É como motorista de Mollie que Ernest a conhece e começa a cortejá-la influenciado pelo seu tio Hale. Afinal, o dote da moça não é pequeno. E, ainda que Hale seja um rico pecuarista, a ambição em assumir os negócios da família de Mollie é maior que a sua riqueza. 

O bobo Ernest se apaixona legitimamente por Mollie, casa com ela e forma uma família, mas é a seu tio, com as suas articulações criminosas de extermínio para acelerar a extinção da família de Mollie, que Ernest obedece cegamente.

Mollie (Lilly Gladstone): uma presença marcada por coragem e pelo orgulho.

A aparente tranquilidade com a qual Ernest executa as ordens do tio só ajuda a reforçar a idiotia de seus atos contra a própria esposa, que tanto ama, e tornar o momento mais decisivo de sua vida em algo épico: ter a coragem de confrontar a figura paterna que é o seu tio Hale, a quem chamava de Rei quando criança.

Até chegar o tal momento, Assassinos… vai nos mostrando a errática transformação desse leal escudeiro de Hale em uma espécie de soldado que começa a desconfiar do seu general.

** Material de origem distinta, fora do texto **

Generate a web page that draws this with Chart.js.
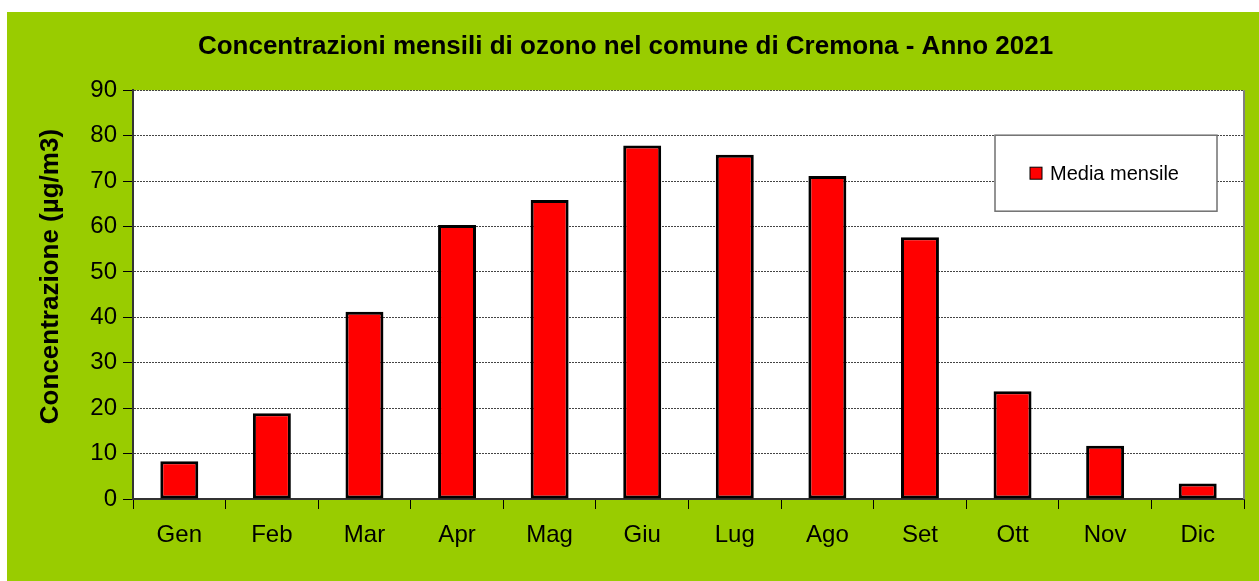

Uma sequência também primorosa mostra Ernest assinando, descaradamente acuado, um documento que poderia ser entendido como o seu atestado de óbito.

Numa perspectiva mais aberta sobre Ernest, esse bobo obediente, levado pela influência da família, que vai como um cego cometendo crimes sem percebê-los grave, podemos localizá-lo, num pulo de 100 anos a frente, e encontrá-lo encarnado hoje nos nossos vizinhos de porta, que invadem o Supremo Tribunal Federal brasileiro instigados por uma espécie de ideologia familiar sem nem compreendê-la criminosa.

Ernest ama Mollie, mas essa paixão não o impede de cometer crimes contra a família dela.

Em meio a tanta ganância, brutalidade e estupidez, Scorsese nos apresenta um pouco à cultura dos Osage, com a atriz Lily Gladstone dando vida a Mollie e lhe compondo uma galhardia e uma altivez que poucos brancos conseguem alcançar.

Nesse quesito, a abertura de Assassinos…, com a representação do sepultamento feito pelos Osages de uma simbólica e sagrada adaga prenuncia uma tragédia para o seu povo. De forma cinematograficamente sagaz, Scorsese, na sequência seguinte, vira a chave do humor (e da estética) e contrasta a tristeza do ritual com a imagem alegre daquela que viria a ser a suposta fonte da felicidade para os Osage: um poço de petróleo jorrando pelos ares. 

Não precisa ser muito inteligente para imaginar que dali surgirão os conflitos que vão nos guiar ao longo da fluída duração de Assassinos… Uma obra tão bem guiada por Scorsese com ele próprio, inclusive, na bela sequência final, nos reforçando o valor da ancestralidade. Da família, enfim, esse tema eternamente caro ao baixinho de Nova Iorque.